Depth is the other lever. A pale dove or silver grey behaves almost as a soft white, keeping a room light; a mid steel or pewter reads clearly as a colour; a charcoal or slate is close to a soft black and grounds a scheme without the full weight of true black. Across a single house you can run the same grey family from pale in the dark rooms to deep in the bright ones and keep everything coherent.
What to look for
Opacity. The first decision: a standard or light-filtering grey screens the room and keeps it bright; a dimout cuts most light; a blackout fabric blocks it almost entirely. Grey is a popular bedroom colour, so if that is the room, look specifically for a blackout grey rather than assuming a standard fabric will darken enough.
Shade and temperature. With grey more than any other colour, order a sample. A grey that looks neutral on screen can read distinctly blue or distinctly brown on your wall, and aspect shifts it further. Check the swatch against your light and your existing greys before committing.
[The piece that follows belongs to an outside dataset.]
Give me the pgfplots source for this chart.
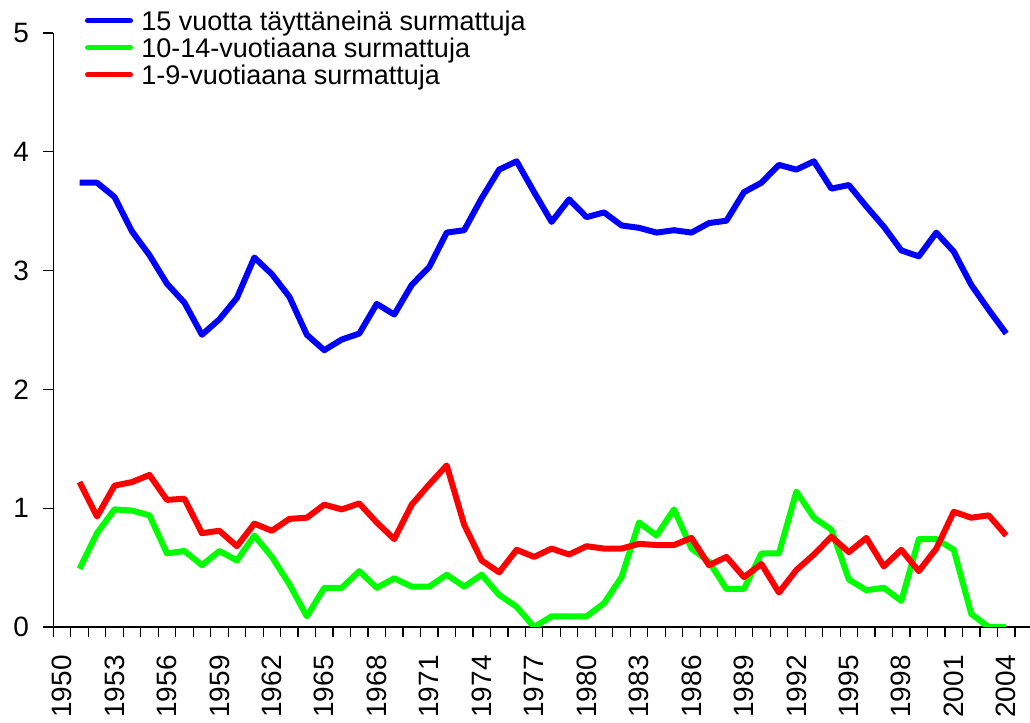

Fabric and finish. Grey comes plain, textured and as a wipe-clean PVC. A textured weave adds a little depth that a flat plain lacks; a moisture-resistant or PVC grey is the one for a kitchen or bathroom.
Operation and safety. Side chain as standard, with cordless and motorised options on many ranges. Choose the chain side to suit the room, and use a cord-safe or cordless mechanism in a child's room in line with UK requirements.
Recess vs face-fix. Inside the recess is neat; a face-fix mount above the window gives a tighter light seal, which matters for a blackout grey in a bedroom.
How we chose
We wanted three honest routes into a grey roller rather than three near-identical plains, so each pick answers a different brief and comes from a different retailer: a low-cost plain for an everyday window, the widest grey palette for anyone matching a specific tone, and a true blackout for a bedroom. Across the three you get a spread of shade, opacity and price, and three suppliers to compare.
Our picks
Trapani Roller Blinds
at 247 Blinds
A low-cost plain grey roller from 247 Blinds across several grey tones.
Splash Roller Blinds
at Blinds By Post
A grey roller from Blinds By Post with one of the widest grey palettes.
Supreme Roller Blinds
at Roller Blinds Direct
A blackout grey roller from Roller Blinds Direct in dove and slate greys.
Pick details
Trapani Roller Blinds
at 247 Blinds
A low-cost plain grey roller from 247 Blinds across several grey tones.
For a plain grey roller at the lowest sensible price, the Trapani at 247 Blinds is our value pick. It covers the everyday greys - smoke, steel and the mid tones most people actually want - at an entry price among the cheapest made-to-measure rollers around. For a living room, study or hallway that needs a calm, neutral screen rather than a statement, it does exactly the job and leaves budget for the rest of the room.
As a value plain it is the range to reach for when you are dressing several windows in grey and want to keep the total down. It sits at the room-darkening-to-standard end rather than full blackout, so for a bedroom look to the blackout pick below instead.
Splash Roller Blinds
at Blinds By Post
A grey roller from Blinds By Post with one of the widest grey palettes.
When the exact grey matters - matching a sofa, a wall, a kitchen unit - the Splash at Blinds By Post is our pick for choice. It carries one of the widest grey palettes we found in a single roller range, running from pale dove through the mid greys, so instead of taking the one grey a range happens to offer, you can pick the precise tone and temperature the room needs.
That breadth is the whole point of the pick: grey is the colour people most often need to match rather than simply choose, and a deep palette is what makes a match possible. It sits at a low entry price too, so the choice does not come at a premium. As a different retailer from the value pick, it is also worth comparing on price and delivery if you are ordering more than one.
Supreme Roller Blinds
at Roller Blinds Direct
A blackout grey roller from Roller Blinds Direct in dove and slate greys.
When the grey needs to black the room out - a bedroom, a nursery - the Supreme Blackout at Roller Blinds Direct is our blackout pick. The fabric is coated to block daylight rather than dim it, and it carries grey across dove and slate tones, so you are not forced into a single grey to get the darkness.
It sits at a modest entry price for a blackout, which makes it the sensible choice when genuine darkness is the requirement. Pair it with a face-fix fit for the tightest seal, since a recess-mounted blackout still leaks a little light at the edges. Roller Blinds Direct is the third retailer here, giving an alternative source and a price to compare against the other two.
What we didn't include
We have kept this guide to grey, and to the choice between a value plain, a wide-palette range and a blackout. A couple of notes on the gaps.
We have not covered other colours - black, white, green and the warmer neutrals each have their own guides, so start there if you are still deciding. We have also not made a separate pick of motorised or PVC grey rollers: motorised operation is an option on many of these ranges rather than a different product, and a wipe-clean PVC grey is the one to ask about specifically for a kitchen or bathroom window.